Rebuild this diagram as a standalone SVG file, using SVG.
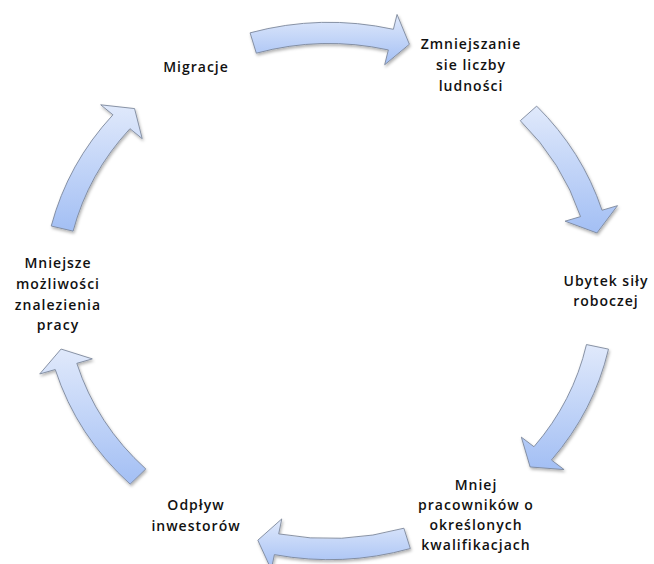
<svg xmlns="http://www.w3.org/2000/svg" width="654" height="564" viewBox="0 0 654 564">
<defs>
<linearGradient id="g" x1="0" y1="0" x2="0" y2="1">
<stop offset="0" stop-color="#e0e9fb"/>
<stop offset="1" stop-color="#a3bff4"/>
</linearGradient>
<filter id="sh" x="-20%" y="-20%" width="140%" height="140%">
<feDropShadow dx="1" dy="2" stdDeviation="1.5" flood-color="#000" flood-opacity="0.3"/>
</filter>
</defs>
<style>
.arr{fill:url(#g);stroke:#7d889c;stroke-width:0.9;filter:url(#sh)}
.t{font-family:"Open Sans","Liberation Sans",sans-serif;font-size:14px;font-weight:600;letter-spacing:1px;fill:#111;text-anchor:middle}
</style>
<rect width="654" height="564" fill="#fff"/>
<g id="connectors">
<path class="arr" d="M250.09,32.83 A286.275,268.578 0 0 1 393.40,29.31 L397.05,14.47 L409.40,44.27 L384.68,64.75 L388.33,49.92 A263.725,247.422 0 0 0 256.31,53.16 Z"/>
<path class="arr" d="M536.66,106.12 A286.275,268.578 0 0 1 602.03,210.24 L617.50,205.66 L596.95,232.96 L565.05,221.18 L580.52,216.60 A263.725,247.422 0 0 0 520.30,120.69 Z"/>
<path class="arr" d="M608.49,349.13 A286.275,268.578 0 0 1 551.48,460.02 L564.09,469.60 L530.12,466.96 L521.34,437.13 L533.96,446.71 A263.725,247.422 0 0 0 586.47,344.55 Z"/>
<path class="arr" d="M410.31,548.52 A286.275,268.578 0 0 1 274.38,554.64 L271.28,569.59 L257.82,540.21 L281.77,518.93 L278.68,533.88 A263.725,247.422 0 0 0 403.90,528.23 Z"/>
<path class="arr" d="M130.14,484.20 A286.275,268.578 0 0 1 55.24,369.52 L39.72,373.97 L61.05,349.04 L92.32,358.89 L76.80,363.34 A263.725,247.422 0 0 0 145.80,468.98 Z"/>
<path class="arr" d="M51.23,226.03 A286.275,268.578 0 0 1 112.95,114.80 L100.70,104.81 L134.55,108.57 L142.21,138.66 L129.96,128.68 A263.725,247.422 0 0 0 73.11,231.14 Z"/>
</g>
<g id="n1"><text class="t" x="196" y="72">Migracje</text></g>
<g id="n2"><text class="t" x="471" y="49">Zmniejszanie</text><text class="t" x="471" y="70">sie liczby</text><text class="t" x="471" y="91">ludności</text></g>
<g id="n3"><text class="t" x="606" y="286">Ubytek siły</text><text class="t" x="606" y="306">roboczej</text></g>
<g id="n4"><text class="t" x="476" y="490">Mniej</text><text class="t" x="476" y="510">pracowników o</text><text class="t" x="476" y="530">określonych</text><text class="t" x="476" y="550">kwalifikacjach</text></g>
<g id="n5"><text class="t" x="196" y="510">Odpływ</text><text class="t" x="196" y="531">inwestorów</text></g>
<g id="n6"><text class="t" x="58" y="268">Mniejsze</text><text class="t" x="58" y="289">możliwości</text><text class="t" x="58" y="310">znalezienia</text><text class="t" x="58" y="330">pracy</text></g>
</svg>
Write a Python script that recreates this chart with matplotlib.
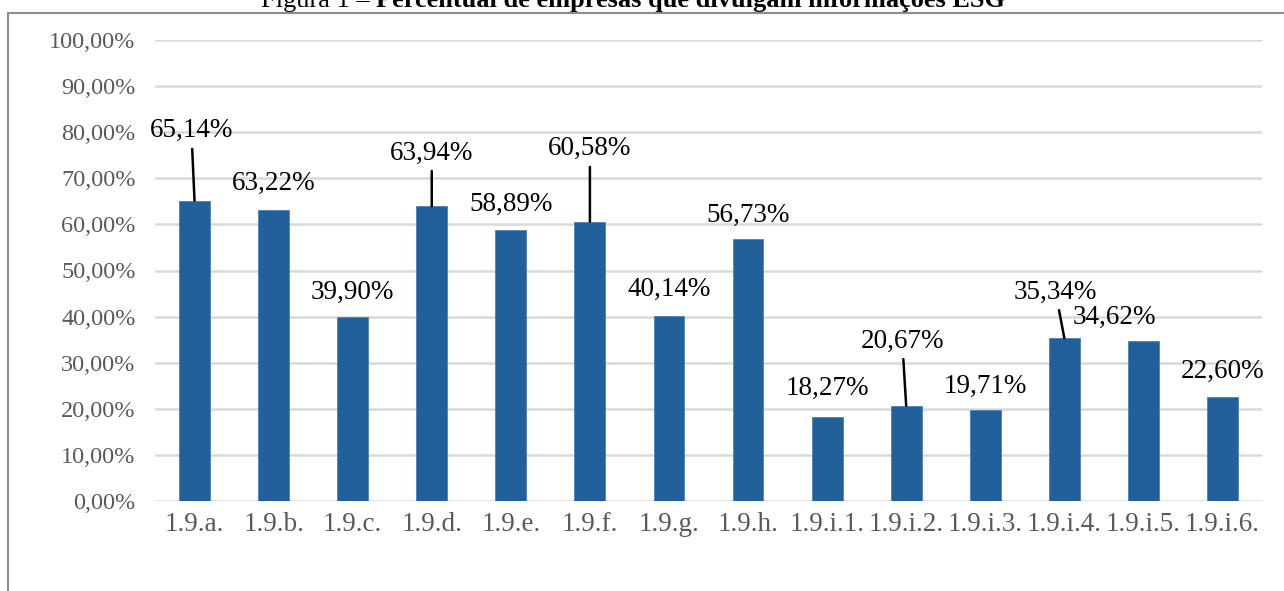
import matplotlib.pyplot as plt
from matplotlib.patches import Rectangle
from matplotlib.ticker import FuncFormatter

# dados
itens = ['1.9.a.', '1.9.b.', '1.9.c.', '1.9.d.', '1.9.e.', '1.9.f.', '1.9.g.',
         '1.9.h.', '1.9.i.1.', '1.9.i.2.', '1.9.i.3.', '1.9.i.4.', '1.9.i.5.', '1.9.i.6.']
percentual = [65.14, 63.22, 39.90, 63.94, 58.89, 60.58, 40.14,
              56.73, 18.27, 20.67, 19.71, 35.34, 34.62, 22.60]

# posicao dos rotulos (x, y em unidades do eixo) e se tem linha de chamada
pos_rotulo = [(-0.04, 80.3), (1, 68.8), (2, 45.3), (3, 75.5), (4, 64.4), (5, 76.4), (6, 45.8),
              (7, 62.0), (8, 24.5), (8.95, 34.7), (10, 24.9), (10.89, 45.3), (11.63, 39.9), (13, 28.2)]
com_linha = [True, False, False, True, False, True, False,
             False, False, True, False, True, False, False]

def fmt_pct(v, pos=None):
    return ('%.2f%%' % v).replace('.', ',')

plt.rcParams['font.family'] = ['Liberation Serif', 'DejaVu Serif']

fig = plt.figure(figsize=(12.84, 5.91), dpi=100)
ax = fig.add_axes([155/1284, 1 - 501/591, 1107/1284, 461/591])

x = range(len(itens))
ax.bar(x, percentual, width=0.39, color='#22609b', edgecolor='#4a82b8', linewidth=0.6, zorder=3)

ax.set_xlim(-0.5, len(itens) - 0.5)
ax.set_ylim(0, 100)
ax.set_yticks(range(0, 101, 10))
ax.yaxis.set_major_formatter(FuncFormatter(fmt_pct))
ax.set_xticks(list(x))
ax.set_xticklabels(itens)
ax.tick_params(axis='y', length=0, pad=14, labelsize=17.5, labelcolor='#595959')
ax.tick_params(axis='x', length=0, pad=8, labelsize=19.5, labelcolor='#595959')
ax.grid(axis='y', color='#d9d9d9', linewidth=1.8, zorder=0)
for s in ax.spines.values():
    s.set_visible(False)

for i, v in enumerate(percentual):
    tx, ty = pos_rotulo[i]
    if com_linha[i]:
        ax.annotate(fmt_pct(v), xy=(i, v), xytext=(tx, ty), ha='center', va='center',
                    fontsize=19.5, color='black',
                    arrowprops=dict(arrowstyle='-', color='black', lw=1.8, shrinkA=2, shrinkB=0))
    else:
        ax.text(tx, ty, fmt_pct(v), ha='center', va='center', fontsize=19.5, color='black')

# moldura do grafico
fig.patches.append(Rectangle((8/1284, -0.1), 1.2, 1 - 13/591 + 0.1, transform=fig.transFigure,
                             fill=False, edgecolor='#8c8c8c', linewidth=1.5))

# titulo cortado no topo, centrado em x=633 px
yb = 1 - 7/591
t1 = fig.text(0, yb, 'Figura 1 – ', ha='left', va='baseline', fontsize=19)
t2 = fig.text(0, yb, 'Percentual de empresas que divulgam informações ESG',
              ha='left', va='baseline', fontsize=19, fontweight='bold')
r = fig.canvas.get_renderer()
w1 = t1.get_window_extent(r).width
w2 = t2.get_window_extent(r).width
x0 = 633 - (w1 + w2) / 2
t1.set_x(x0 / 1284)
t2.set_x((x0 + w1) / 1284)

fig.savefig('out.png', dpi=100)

::::::

**SHORT EXERCISE:** Count each line of the data where the word "matplotlib" appears, then reply with the total only.

**FINAL RESULT:** 4